We always know what the right thing to do is. It’s a long time since he’s thought of her saying that, though it was wi
th him through the late ’60s like a flame in his chest. He knows what the right thing to do is, here, now—or if not that he knows what the old habit dictates. Drearily enlarged in understanding he feels morality like a presence in the room with him, imagines it as an idiot child he’s been conned into looking after all these years. People die without giving up the information because they believe in something, they transcend. Pain is total occlusion yet they see round it. Pain is beyond reason, an obliterating giant stupidity to which all your history of jokes and nuance and ideas and caresses is nothing, simply nothing, yet some people create a space it can’t occupy, an alternative dimension where the decision not to talk is held like a pearl in a paperweight beyond reach or harm. Some people you’re not one of. You don’t have the belief, the big idea, the first principle—only the motive like a word you’ve made meaningless by repetition. Vengeance.
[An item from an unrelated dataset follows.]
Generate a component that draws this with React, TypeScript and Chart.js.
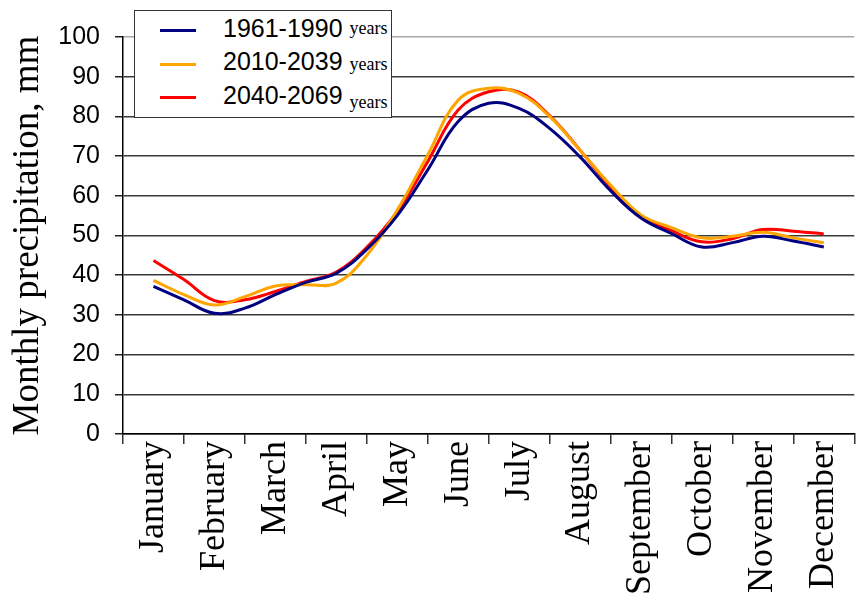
import { useEffect, useRef } from 'react';
import { Chart, registerables } from 'chart.js';

Chart.register(...registerables);

const months = [
  'January', 'February', 'March', 'April', 'May', 'June',
  'July', 'August', 'September', 'October', 'November', 'December',
];

const monthIndex = [0, 0.5, 1, 1.5, 2, 2.5, 3, 3.5, 4, 4.5, 5, 5.5, 6, 6.5, 7, 7.5, 8, 8.5, 9, 9.5, 10, 10.5, 11];

const precip1961_1990 = [37.2, 33.8, 30.4, 31.7, 35.1, 38.2, 40.5, 46.5, 55.0, 66.5, 78.7, 83.3, 82.0, 77.0, 69.8, 61.3, 54.4, 50.5, 47.1, 48.2, 49.8, 48.6, 47.1];
const precip2010_2039 = [38.7, 35.1, 32.5, 34.6, 37.3, 37.6, 38.0, 45.0, 56.4, 70.3, 84.1, 87.1, 85.8, 80.0, 71.5, 62.7, 55.2, 52.0, 49.4, 49.8, 50.8, 49.4, 48.2];
const precip2040_2069 = [43.7, 38.9, 33.6, 33.8, 35.9, 38.4, 40.8, 47.0, 56.0, 68.6, 81.6, 86.2, 86.1, 80.2, 71.5, 62.3, 54.8, 51.2, 48.4, 49.2, 51.5, 51.1, 50.4];

const seriesNames = ['1961-1990', '2010-2039', '2040-2069'];
const seriesColors = ['#000080', '#FFA500', '#FF0000'];
const yearsWord = 'years';
const yAxisTitle = 'Monthly precipitation, mm';
const yMin = 0;
const yMax = 100;
const yStep = 10;

export default function App() {
  const ref = useRef<HTMLCanvasElement>(null);

  useEffect(() => {
    document.body.style.margin = '0';
    const seriesValues = [precip1961_1990, precip2010_2039, precip2040_2069];
    const chart = new Chart(ref.current as HTMLCanvasElement, {
      type: 'line',
      data: {
        labels: months,
        datasets: seriesNames.map((name, i) => ({
          label: name,
          data: monthIndex.map((x, j) => ({ x, y: seriesValues[i][j] })),
          borderColor: seriesColors[i],
          backgroundColor: seriesColors[i],
          borderWidth: 3,
          pointRadius: 0,
          tension: 0.4,
          xAxisID: 'xData',
          yAxisID: 'y',
        })),
      },
      options: {
        animation: false,
        responsive: false,
        layout: { padding: { top: 37, left: 0, right: 0, bottom: 0 } },
        plugins: {
          legend: { display: false },
          tooltip: { enabled: false },
        },
        scales: {
          x: {
            type: 'category',
            offset: true,
            grid: {
              offset: true,
              drawOnChartArea: false,
              drawTicks: true,
              tickLength: 10,
              color: '#333',
              lineWidth: 1.5,
            },
            border: { color: '#000', width: 1.5 },
            ticks: {
              autoSkip: false,
              minRotation: 90,
              maxRotation: 90,
              padding: -3,
              color: '#000',
              font: { family: '"Liberation Serif", "Times New Roman", serif', size: 36 },
            },
            afterFit: (s: any) => { s.height = 167; },
          },
          xData: {
            type: 'linear',
            display: false,
            min: -0.5,
            max: 11.5,
          },
          y: {
            min: yMin,
            max: yMax,
            ticks: {
              stepSize: yStep,
              padding: 15,
              color: '#000',
              font: { family: '"Liberation Sans", Arial, sans-serif', size: 25 },
            },
            grid: {
              color: (c: any) => (c.tick && c.tick.value === yMax ? '#a8a8a8' : '#3a3a3a'),
              tickColor: '#222',
              tickLength: 8,
              lineWidth: 1.5,
            },
            border: { color: '#000', width: 1.5 },
            title: {
              display: true,
              text: yAxisTitle,
              color: '#000',
              font: { family: '"Liberation Serif", "Times New Roman", serif', size: 37 },
              padding: { top: 6, bottom: 0 },
            },
            afterFit: (s: any) => { s.width = 123; },
          },
        },
      },
    } as any);
    return () => chart.destroy();
  }, []);

  const yearsOffset = [-3, 0, 4];

  return (
    <div style={{ position: 'relative', width: 856, height: 601, overflow: 'hidden', background: '#fff' }}>
      <canvas ref={ref} width={864} height={601} style={{ display: 'block' }} />
      <div
        style={{
          position: 'absolute',
          left: 134,
          top: 10,
          width: 258,
          height: 108,
          border: '1.5px solid #333',
          background: '#fff',
          boxSizing: 'border-box',
        }}
      >
        {seriesNames.map((name, i) => (
          <div
            key={name}
            style={{
              position: 'absolute',
              left: 0,
              top: 3 + i * 33.5,
              height: 33,
              display: 'flex',
              alignItems: 'center',
              whiteSpace: 'nowrap',
            }}
          >
            <span style={{ display: 'inline-block', marginLeft: 25, width: 36, height: 3, background: seriesColors[i] }} />
            <span style={{ marginLeft: 27, color: '#000', lineHeight: '33px' }}>
              <span style={{ font: '25px "Liberation Sans", Arial, sans-serif', verticalAlign: 'baseline' }}>{name}</span>
              <span
                style={{
                  marginLeft: 7,
                  font: '18px "Liberation Serif", "Times New Roman", serif',
                  position: 'relative',
                  top: yearsOffset[i],
                }}
              >
                {yearsWord}
              </span>
            </span>
          </div>
        ))}
      </div>
    </div>
  );
}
“The information you’ve given us is going to be a big help,” Harper says, tightening out of their reverie. “This is good. Easy for you because these bad guys are your bad guys. The next thing isn’t going to be easy because we want your good guys. Your good guys are our bad guys.” He pauses, seems about to continue—then changes his mind. Their eyes meet again and Augustus sees how little time there is left. Open your mouth now and you know what’ll come out: Please don’t do this I beg you I’ll tell you anything you want to know please for God’s sake don’t hurt me please please please.